Examples and Use Cases
Following, we demonstrate examples and common use cases on how one can combine different inputs with selection strategies to achieve your objectives.
For more information on how to run these examples and use cases on your own data, please follow the first steps on how to customize a selection.
Here are working examples of full configuration for common use cases:
- Visual Diversity
- Selection of Typical Images
- Active Learning
- Visual Diversity and Active Learning
- Metadata Thresholding
- Class Balancing with Target
- Metadata Balancing with Target
- Uniform Video Metadata Balancing with Strength
- Class Balancing According to Input Distribution
- Similarity Search
- Object Diversity
- Object Typicality
- Random Selection
Visual Diversity
Choosing 100 samples that are visually diverse equals diversifying samples based on their embeddings:
{
"n_samples": 100, # set to the number of samples you want to select
"strategies": [
{
"input": {
"type": "EMBEDDINGS"
},
"strategy": {
"type": "DIVERSITY"
}
}
]
}
Selection of Typical Images
Choosing 100 images that are typical of the distribution, corresponds to performing Typicality selection on the embeddings of the images:
We strongly recommend to always combine typicality together with diversity as typicality alone can result in selecting images only from a single high density cluster
{
"n_samples": 100, # set to the number of samples you want to select
"strategies": [
{
"input": {"type": "EMBEDDINGS"},
"strategy": {"type": "DIVERSITY"},
"strength": 1.0
},
{
"input": {"type": "EMBEDDINGS"},
"strategy": {"type": "TYPICALITY"},
"strength": 1.0
},
]
}
Active Learning
Active Learning equals weighting samples based on active learning scores:
{
"n_samples": 100, # set to the number of samples you want to select
"strategies": [
{
"input": {
"type": "SCORES",
"task": "my_object_detection_task", # change to your task
"score": "uncertainty_entropy" # change to your preferred score
},
"strategy": {
"type": "WEIGHTS"
}
}
]
}
This works as well for Image Classification or Segmentation! Just change the input
task
to a classification or segmentation task.

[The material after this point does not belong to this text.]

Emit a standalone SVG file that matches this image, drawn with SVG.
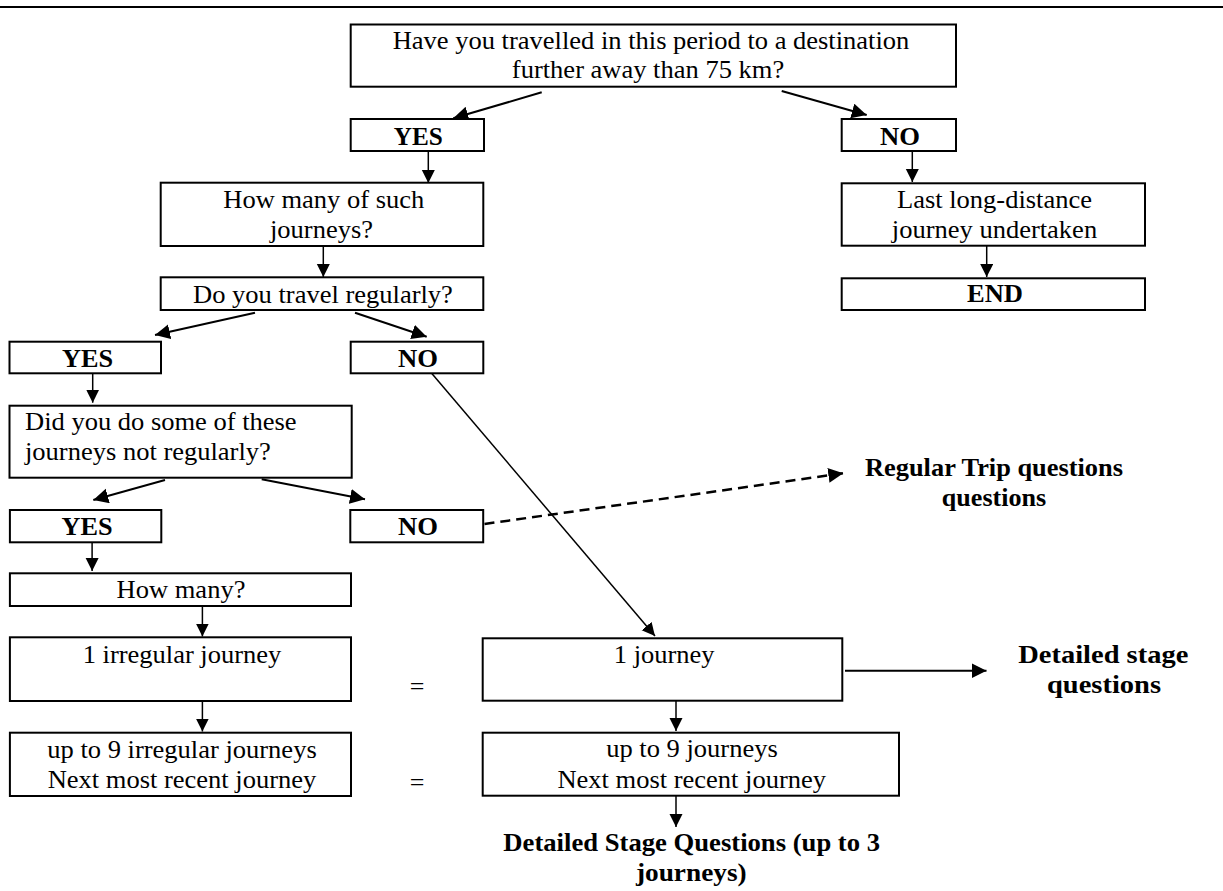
<svg xmlns="http://www.w3.org/2000/svg" width="1223" height="891" viewBox="0 0 1223 891">
<style>
.bx{fill:#fff;stroke:#000;stroke-width:2}
.t{font-family:"Liberation Serif","Times New Roman",Times,serif;font-size:26px;fill:#000}
.b{font-family:"Liberation Serif","Times New Roman",Times,serif;font-size:26px;font-weight:bold;fill:#000}
.c{text-anchor:middle}
.ln{stroke:#000;stroke-width:1.5;fill:none}
.lt{stroke:#000;stroke-width:2;fill:none}
.ds{stroke:#000;stroke-width:2.5;fill:none;stroke-dasharray:10 6}
</style>
<defs>
<marker id="ah" markerUnits="userSpaceOnUse" markerWidth="14" markerHeight="14" refX="13" refY="6.5" orient="auto">
<path d="M0,0 L13,6.5 L0,13 z" fill="#000"/>
</marker>
<marker id="ahb" markerUnits="userSpaceOnUse" markerWidth="16" markerHeight="16" refX="15" refY="7.5" orient="auto">
<path d="M0,0 L15,7.5 L0,15 z" fill="#000"/>
</marker>
</defs>
<rect width="1223" height="891" fill="#fff"/>
<line x1="0" y1="7" x2="1223" y2="7" stroke="#000" stroke-width="2.2"/>

<g id="connectors">
<line class="lt" x1="541.7" y1="92.3" x2="453.3" y2="118.3" marker-end="url(#ahb)"/>
<line class="lt" x1="781.7" y1="91" x2="866.7" y2="115" marker-end="url(#ahb)"/>
<line class="ln" x1="428.3" y1="148" x2="428.3" y2="183" marker-end="url(#ah)"/>
<line class="ln" x1="912.3" y1="148" x2="912.3" y2="182" marker-end="url(#ah)"/>
<line class="ln" x1="986.7" y1="244" x2="986.7" y2="277" marker-end="url(#ah)"/>
<line class="ln" x1="323.3" y1="246" x2="323.3" y2="277" marker-end="url(#ah)"/>
<line class="lt" x1="255" y1="312.7" x2="155" y2="335" marker-end="url(#ahb)"/>
<line class="lt" x1="355" y1="312.7" x2="426.7" y2="336.7" marker-end="url(#ahb)"/>
<line class="ln" x1="92.7" y1="372" x2="92.7" y2="402.7" marker-end="url(#ah)"/>
<line class="lt" x1="165" y1="480" x2="93.3" y2="500" marker-end="url(#ahb)"/>
<line class="lt" x1="261.7" y1="479.3" x2="365" y2="499.3" marker-end="url(#ahb)"/>
<line class="ln" x1="92.1" y1="541" x2="92.1" y2="571" marker-end="url(#ah)"/>
<line class="ln" x1="202.4" y1="606" x2="202.4" y2="636.5" marker-end="url(#ah)"/>
<line class="ln" x1="202.4" y1="697" x2="202.4" y2="731.5" marker-end="url(#ah)"/>
<line class="ln" x1="428" y1="369" x2="655" y2="636" marker-end="url(#ah)"/>
<line class="lt" x1="845" y1="670.7" x2="986.5" y2="670.7" marker-end="url(#ahb)"/>
<line class="ln" x1="676" y1="699" x2="676" y2="731" marker-end="url(#ah)"/>
<line class="ln" x1="676" y1="794" x2="676" y2="827" marker-end="url(#ah)"/>
<line class="ds" x1="484.5" y1="524" x2="843.3" y2="473.3" marker-end="url(#ahb)"/>
</g>

<g id="n_top">
<rect class="bx" x="350.7" y="24.5" width="605.3" height="62.2"/>
<text class="t c" x="651" y="48.5" textLength="516.7" lengthAdjust="spacingAndGlyphs">Have you travelled in this period to a destination</text>
<text class="t c" x="648" y="78" textLength="272.3" lengthAdjust="spacingAndGlyphs">further away than 75 km?</text>
</g>
<g id="n_yes1">
<rect class="bx" x="350.7" y="119" width="133.3" height="32"/>
<text class="b c" x="418.3" y="145" textLength="49" lengthAdjust="spacingAndGlyphs">YES</text>
</g>
<g id="n_no1">
<rect class="bx" x="841.7" y="119" width="114.3" height="32"/>
<text class="b c" x="900" y="145" textLength="40" lengthAdjust="spacingAndGlyphs">NO</text>
</g>
<g id="n_last">
<rect class="bx" x="841.7" y="183.3" width="303.3" height="62.4"/>
<text class="t c" x="994.5" y="208" textLength="195" lengthAdjust="spacingAndGlyphs">Last long-distance</text>
<text class="t c" x="994.5" y="238" textLength="205.3" lengthAdjust="spacingAndGlyphs">journey undertaken</text>
</g>
<g id="n_end">
<rect class="bx" x="841.7" y="278.3" width="303.3" height="31.7"/>
<text class="b c" x="995" y="302.3" textLength="56" lengthAdjust="spacingAndGlyphs">END</text>
</g>
<g id="n_howmanysuch">
<rect class="bx" x="160.7" y="182.7" width="322.6" height="63.3"/>
<text class="t c" x="323.8" y="208" textLength="200.9" lengthAdjust="spacingAndGlyphs">How many of such</text>
<text class="t c" x="321.5" y="238" textLength="103" lengthAdjust="spacingAndGlyphs">journeys?</text>
</g>
<g id="n_regularly">
<rect class="bx" x="160.7" y="277.3" width="322.6" height="32.7"/>
<text class="t c" x="323" y="302.7" textLength="259.8" lengthAdjust="spacingAndGlyphs">Do you travel regularly?</text>
</g>
<g id="n_yes2">
<rect class="bx" x="9.5" y="341.7" width="151.5" height="31.6"/>
<text class="b c" x="87.5" y="366.7" textLength="51" lengthAdjust="spacingAndGlyphs">YES</text>
</g>
<g id="n_no2">
<rect class="bx" x="350.7" y="341.7" width="132.6" height="31.6"/>
<text class="b c" x="418" y="366.7" textLength="40" lengthAdjust="spacingAndGlyphs">NO</text>
</g>
<g id="n_didyou">
<rect class="bx" x="9.5" y="405.7" width="342.2" height="72"/>
<text class="t" x="25" y="430" textLength="271.6" lengthAdjust="spacingAndGlyphs">Did you do some of these</text>
<text class="t" x="25" y="460" textLength="245.8" lengthAdjust="spacingAndGlyphs">journeys not regularly?</text>
</g>
<g id="n_yes3">
<rect class="bx" x="9.9" y="510" width="151.4" height="32.3"/>
<text class="b c" x="87" y="535" textLength="51" lengthAdjust="spacingAndGlyphs">YES</text>
</g>
<g id="n_no3">
<rect class="bx" x="350.3" y="510" width="132.9" height="32.3"/>
<text class="b c" x="418" y="535" textLength="40" lengthAdjust="spacingAndGlyphs">NO</text>
</g>
<g id="n_howmany">
<rect class="bx" x="9.9" y="573.3" width="341.1" height="32.7"/>
<text class="t c" x="181" y="598.3" textLength="128.8" lengthAdjust="spacingAndGlyphs">How many?</text>
</g>
<g id="n_1irr">
<rect class="bx" x="9.9" y="637.3" width="341.1" height="63.7"/>
<text class="t c" x="182" y="662.7" textLength="198.7" lengthAdjust="spacingAndGlyphs">1 irregular journey</text>
</g>
<g id="n_9irr">
<rect class="bx" x="9.9" y="732.7" width="341.1" height="63.3"/>
<text class="t c" x="182" y="758" textLength="269.4" lengthAdjust="spacingAndGlyphs">up to 9 irregular journeys</text>
<text class="t c" x="182" y="788.3" textLength="268.6" lengthAdjust="spacingAndGlyphs">Next most recent journey</text>
</g>
<g id="eq1"><text class="t c" x="417" y="694.5">=</text></g>
<g id="eq2"><text class="t c" x="417" y="790.5">=</text></g>
<g id="n_1j">
<rect class="bx" x="482.7" y="638.3" width="359.6" height="62.4"/>
<text class="t c" x="664.2" y="662.7" textLength="100.8" lengthAdjust="spacingAndGlyphs">1 journey</text>
</g>
<g id="n_9j">
<rect class="bx" x="482.7" y="732.7" width="416.3" height="63"/>
<text class="t c" x="692" y="757.3" textLength="171.5" lengthAdjust="spacingAndGlyphs">up to 9 journeys</text>
<text class="t c" x="691.7" y="787.5" textLength="268.6" lengthAdjust="spacingAndGlyphs">Next most recent journey</text>
</g>
<g id="n_regular_trip">
<text class="b c" x="994" y="476" textLength="258" lengthAdjust="spacingAndGlyphs">Regular Trip questions</text>
<text class="b c" x="994" y="506" textLength="104.4" lengthAdjust="spacingAndGlyphs">questions</text>
</g>
<g id="n_detailed_stage">
<text class="b c" x="1103.3" y="663" textLength="170" lengthAdjust="spacingAndGlyphs">Detailed stage</text>
<text class="b c" x="1104" y="693" textLength="114" lengthAdjust="spacingAndGlyphs">questions</text>
</g>
<g id="n_detailed_q">
<text class="b c" x="691.7" y="851" textLength="376.7" lengthAdjust="spacingAndGlyphs">Detailed Stage Questions (up to 3</text>
<text class="b c" x="691.3" y="880.5" textLength="110.7" lengthAdjust="spacingAndGlyphs">journeys)</text>
</g>
</svg>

Visual Diversity and Active Learning
For combining two strategies, just specify both of them:
{
"n_samples": 100, # set to the number of samples you want to select
"strategies": [
{
"input": {
"type": "EMBEDDINGS"
},
"strategy": {
"type": "DIVERSITY"
}
},
{
"input": {
"type": "SCORES",
"task": "my_object_detection_task", # change to your task
"score": "uncertainty_entropy" # change to your preferred score
},
"strategy": {
"type": "WEIGHTS"
}
}
]
}
Metadata Thresholding
This can be used to remove e.g. blurry images, which equals selecting samples whose sharpness is above a threshold:
{
"n_samples": 100, # set to the number of samples you want to select
"strategies": [
{
"input": {
"type": "METADATA",
"key": "lightly.sharpness"
},
"strategy": {
"type": "THRESHOLD",
"threshold": 20,
"operation": "BIGGER"
}
}
]
}
Another use case is to remove images with many uniform rows which can filter out images with decoding artifacts. The following configuration keeps images with less than 2.5% of uniform rows.
{
"n_samples": 100, # set to the number of samples you want to select
"strategies": [
{
"input": {
"type": "METADATA",
"key": "lightly.uniformRowRatio"
},
"strategy": {
"type": "THRESHOLD",
"threshold": 0.025,
"operation": "SMALLER"
}
}
]
}
Class Balancing with Target
Use lightly pretagging to get the predictions, then specify a target distribution of classes:
{
"n_samples": 100, # set to the number of samples you want to select
"strategies": [
{
"input": {
"type": "PREDICTIONS",
"task": "lightly_pretagging", # (optional) change to your task
"name": "CLASS_DISTRIBUTION"
},
"strategy": {
"type": "BALANCE",
"distribution": "TARGET", # only needed for LightlyOne Worker version >= 2.12
"target": {
"car": 0.1,
"bicycle": 0.5,
"bus": 0.1,
"motorcycle": 0.1,
"person": 0.1,
"train": 0.05,
"truck": 0.05
}
}
}
]
}
To use the
lightly_pretagging
task you need to enable it by settingpretagging
toTrue
in the worker config. See Lightly Pretagging for details.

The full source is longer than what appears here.